> _WHAT TO WORK ON_
Retype, with no alterations, every line between the one containing "What matplotlib code" and the one containing "from matplotlib.patches import Rectangle", counting both of those lines too. Pictures are to be left out.

> _SUPPLIED RECORDS_
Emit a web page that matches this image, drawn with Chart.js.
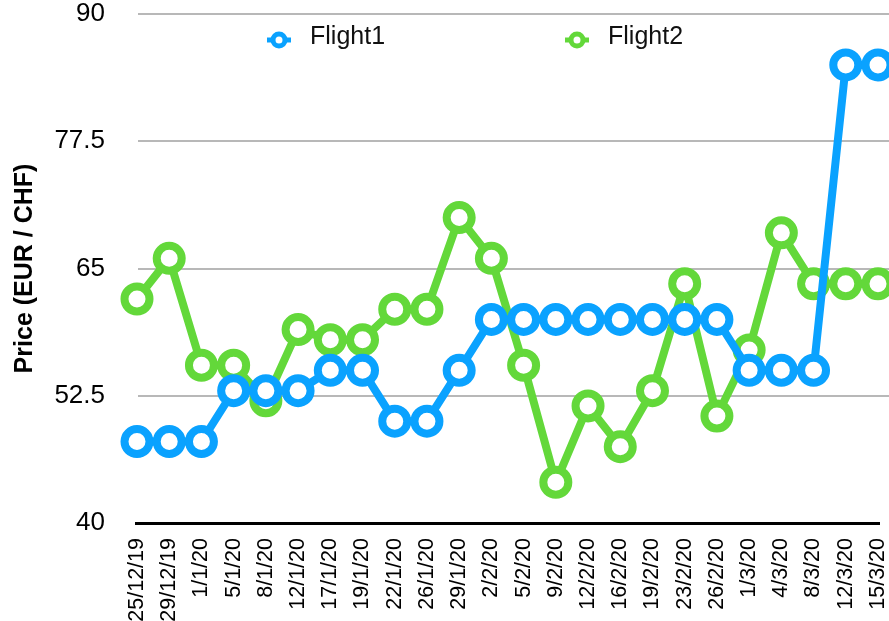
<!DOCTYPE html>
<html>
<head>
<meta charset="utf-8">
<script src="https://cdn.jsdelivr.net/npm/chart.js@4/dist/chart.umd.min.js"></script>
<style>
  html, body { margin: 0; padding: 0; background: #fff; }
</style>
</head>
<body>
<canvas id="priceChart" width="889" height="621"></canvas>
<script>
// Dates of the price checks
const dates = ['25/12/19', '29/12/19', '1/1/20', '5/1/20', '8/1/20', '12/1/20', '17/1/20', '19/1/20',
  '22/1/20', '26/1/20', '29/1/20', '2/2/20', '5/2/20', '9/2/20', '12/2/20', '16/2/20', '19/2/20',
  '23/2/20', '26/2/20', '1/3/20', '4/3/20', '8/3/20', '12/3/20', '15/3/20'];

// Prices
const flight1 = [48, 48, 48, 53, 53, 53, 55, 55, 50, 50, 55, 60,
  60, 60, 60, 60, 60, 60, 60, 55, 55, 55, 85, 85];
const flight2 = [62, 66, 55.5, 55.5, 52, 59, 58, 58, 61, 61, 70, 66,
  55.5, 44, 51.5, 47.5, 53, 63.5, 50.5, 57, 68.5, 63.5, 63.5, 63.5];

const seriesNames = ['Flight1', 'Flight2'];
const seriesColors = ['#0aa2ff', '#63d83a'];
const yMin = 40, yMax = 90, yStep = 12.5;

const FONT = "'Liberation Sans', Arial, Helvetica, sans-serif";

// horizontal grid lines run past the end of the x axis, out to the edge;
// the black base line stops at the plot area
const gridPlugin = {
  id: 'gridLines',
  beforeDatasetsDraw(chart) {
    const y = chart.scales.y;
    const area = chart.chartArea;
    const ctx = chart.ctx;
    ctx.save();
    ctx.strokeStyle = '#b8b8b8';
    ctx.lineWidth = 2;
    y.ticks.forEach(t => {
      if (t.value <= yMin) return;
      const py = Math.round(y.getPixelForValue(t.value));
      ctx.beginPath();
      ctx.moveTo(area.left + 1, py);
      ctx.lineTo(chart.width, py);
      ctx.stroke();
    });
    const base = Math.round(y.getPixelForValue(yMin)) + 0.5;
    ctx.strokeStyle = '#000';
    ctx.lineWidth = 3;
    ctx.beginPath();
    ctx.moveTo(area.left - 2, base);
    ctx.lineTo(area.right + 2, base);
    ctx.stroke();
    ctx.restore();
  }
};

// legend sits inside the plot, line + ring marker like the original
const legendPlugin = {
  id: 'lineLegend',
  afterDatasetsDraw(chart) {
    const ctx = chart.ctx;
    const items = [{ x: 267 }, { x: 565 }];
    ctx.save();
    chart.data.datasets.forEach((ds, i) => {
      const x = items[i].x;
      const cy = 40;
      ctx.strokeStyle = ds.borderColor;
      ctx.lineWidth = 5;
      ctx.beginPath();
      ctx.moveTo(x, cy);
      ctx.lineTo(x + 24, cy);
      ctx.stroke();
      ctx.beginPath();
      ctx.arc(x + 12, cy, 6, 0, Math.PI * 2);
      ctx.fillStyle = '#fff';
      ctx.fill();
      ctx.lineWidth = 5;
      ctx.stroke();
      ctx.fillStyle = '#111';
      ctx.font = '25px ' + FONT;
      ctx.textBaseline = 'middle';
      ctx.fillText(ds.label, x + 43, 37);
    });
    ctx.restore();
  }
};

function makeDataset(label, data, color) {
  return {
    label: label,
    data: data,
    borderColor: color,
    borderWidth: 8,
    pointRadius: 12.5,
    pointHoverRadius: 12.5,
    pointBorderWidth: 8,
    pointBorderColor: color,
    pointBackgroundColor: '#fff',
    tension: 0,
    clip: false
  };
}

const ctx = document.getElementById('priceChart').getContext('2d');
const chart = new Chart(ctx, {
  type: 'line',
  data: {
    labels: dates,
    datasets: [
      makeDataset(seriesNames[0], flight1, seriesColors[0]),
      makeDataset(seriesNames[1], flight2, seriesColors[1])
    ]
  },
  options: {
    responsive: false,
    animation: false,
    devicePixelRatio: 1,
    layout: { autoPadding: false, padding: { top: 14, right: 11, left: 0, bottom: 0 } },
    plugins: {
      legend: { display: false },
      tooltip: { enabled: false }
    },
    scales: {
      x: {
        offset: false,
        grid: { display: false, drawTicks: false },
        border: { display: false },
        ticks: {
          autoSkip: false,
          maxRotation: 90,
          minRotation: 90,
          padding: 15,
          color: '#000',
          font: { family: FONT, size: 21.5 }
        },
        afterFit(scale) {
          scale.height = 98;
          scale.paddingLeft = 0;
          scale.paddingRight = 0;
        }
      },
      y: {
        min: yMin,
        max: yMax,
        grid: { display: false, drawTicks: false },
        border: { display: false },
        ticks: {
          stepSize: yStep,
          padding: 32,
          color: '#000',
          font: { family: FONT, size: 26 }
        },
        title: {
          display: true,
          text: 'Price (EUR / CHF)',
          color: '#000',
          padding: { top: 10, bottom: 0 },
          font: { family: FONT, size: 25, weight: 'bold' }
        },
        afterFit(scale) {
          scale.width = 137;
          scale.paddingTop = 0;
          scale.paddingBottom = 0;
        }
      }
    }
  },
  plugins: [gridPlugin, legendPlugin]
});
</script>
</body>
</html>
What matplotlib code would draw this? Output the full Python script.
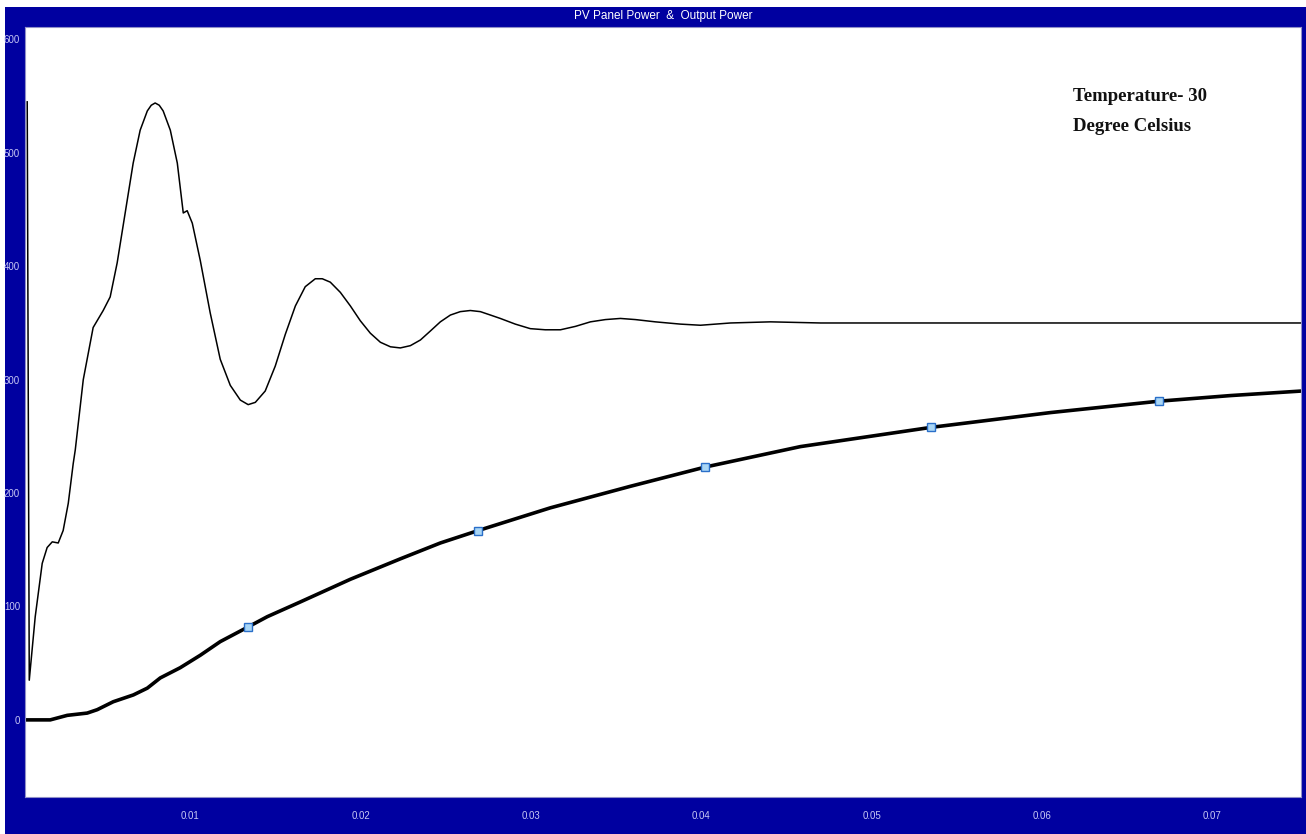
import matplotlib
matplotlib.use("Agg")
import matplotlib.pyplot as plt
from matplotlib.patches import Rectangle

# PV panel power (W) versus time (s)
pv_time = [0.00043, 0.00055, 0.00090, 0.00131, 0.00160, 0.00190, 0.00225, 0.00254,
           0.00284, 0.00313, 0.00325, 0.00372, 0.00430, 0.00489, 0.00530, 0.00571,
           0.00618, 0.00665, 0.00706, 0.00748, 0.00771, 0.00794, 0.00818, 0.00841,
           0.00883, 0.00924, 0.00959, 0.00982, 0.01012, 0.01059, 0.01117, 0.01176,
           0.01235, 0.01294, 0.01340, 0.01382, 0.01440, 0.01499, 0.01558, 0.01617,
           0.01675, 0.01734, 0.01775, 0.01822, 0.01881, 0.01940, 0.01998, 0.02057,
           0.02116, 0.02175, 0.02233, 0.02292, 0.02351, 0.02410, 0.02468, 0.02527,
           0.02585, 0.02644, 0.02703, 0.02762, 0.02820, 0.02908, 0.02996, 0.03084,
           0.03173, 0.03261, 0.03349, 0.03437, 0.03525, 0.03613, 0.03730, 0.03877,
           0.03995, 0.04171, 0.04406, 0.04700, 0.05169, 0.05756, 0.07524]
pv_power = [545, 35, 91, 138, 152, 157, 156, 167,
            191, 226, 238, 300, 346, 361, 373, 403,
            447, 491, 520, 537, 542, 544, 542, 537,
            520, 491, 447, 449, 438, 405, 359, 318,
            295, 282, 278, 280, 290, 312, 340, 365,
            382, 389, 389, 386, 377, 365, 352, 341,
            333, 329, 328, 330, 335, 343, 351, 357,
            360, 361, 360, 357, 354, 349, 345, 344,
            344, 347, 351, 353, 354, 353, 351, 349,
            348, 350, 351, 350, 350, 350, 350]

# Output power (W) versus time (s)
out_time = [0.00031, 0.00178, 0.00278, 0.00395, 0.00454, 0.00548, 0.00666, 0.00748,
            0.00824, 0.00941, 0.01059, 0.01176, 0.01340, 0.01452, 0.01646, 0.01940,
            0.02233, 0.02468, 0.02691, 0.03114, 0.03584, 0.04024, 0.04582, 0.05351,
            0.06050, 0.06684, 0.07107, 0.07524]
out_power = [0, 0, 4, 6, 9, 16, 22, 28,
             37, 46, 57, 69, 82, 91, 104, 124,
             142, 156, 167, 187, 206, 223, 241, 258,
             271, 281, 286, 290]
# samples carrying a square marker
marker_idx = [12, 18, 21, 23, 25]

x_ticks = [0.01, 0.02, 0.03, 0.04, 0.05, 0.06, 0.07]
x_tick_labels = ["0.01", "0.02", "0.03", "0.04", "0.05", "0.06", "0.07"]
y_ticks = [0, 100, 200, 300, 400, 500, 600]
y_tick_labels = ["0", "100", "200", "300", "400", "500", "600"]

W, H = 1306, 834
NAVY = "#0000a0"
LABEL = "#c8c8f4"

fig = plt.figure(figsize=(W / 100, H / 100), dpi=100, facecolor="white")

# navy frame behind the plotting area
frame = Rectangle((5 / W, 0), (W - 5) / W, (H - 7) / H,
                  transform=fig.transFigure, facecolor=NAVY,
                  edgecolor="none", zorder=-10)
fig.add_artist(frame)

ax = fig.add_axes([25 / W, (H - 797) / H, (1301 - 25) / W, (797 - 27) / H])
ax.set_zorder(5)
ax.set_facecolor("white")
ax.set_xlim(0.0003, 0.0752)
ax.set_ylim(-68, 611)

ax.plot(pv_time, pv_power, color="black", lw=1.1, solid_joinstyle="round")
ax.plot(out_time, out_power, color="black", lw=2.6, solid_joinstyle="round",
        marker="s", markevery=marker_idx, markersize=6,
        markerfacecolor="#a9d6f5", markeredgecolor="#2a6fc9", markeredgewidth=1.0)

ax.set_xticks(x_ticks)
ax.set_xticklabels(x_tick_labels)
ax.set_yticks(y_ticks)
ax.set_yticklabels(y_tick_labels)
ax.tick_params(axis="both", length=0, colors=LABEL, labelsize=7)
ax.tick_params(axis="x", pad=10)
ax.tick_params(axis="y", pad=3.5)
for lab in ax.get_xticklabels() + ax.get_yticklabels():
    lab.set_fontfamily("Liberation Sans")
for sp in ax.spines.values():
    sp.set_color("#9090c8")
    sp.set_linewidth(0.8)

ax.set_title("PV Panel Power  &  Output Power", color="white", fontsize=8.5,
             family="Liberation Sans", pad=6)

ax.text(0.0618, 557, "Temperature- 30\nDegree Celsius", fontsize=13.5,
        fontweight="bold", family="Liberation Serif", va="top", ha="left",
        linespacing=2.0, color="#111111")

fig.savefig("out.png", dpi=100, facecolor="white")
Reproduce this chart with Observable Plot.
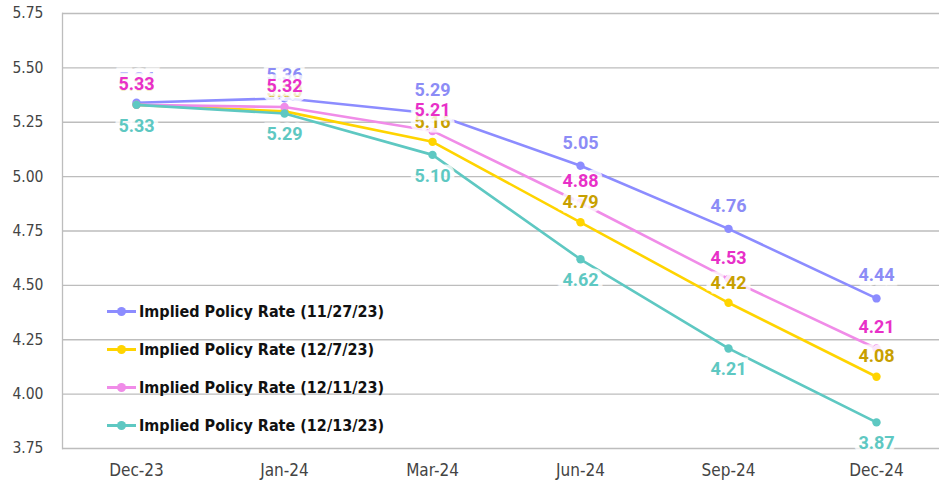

> _WRITTEN ANSWER_
What matplotlib code would draw this? Output the full Python script.
import matplotlib
matplotlib.use("Agg")
import matplotlib.pyplot as plt
from matplotlib.patches import Rectangle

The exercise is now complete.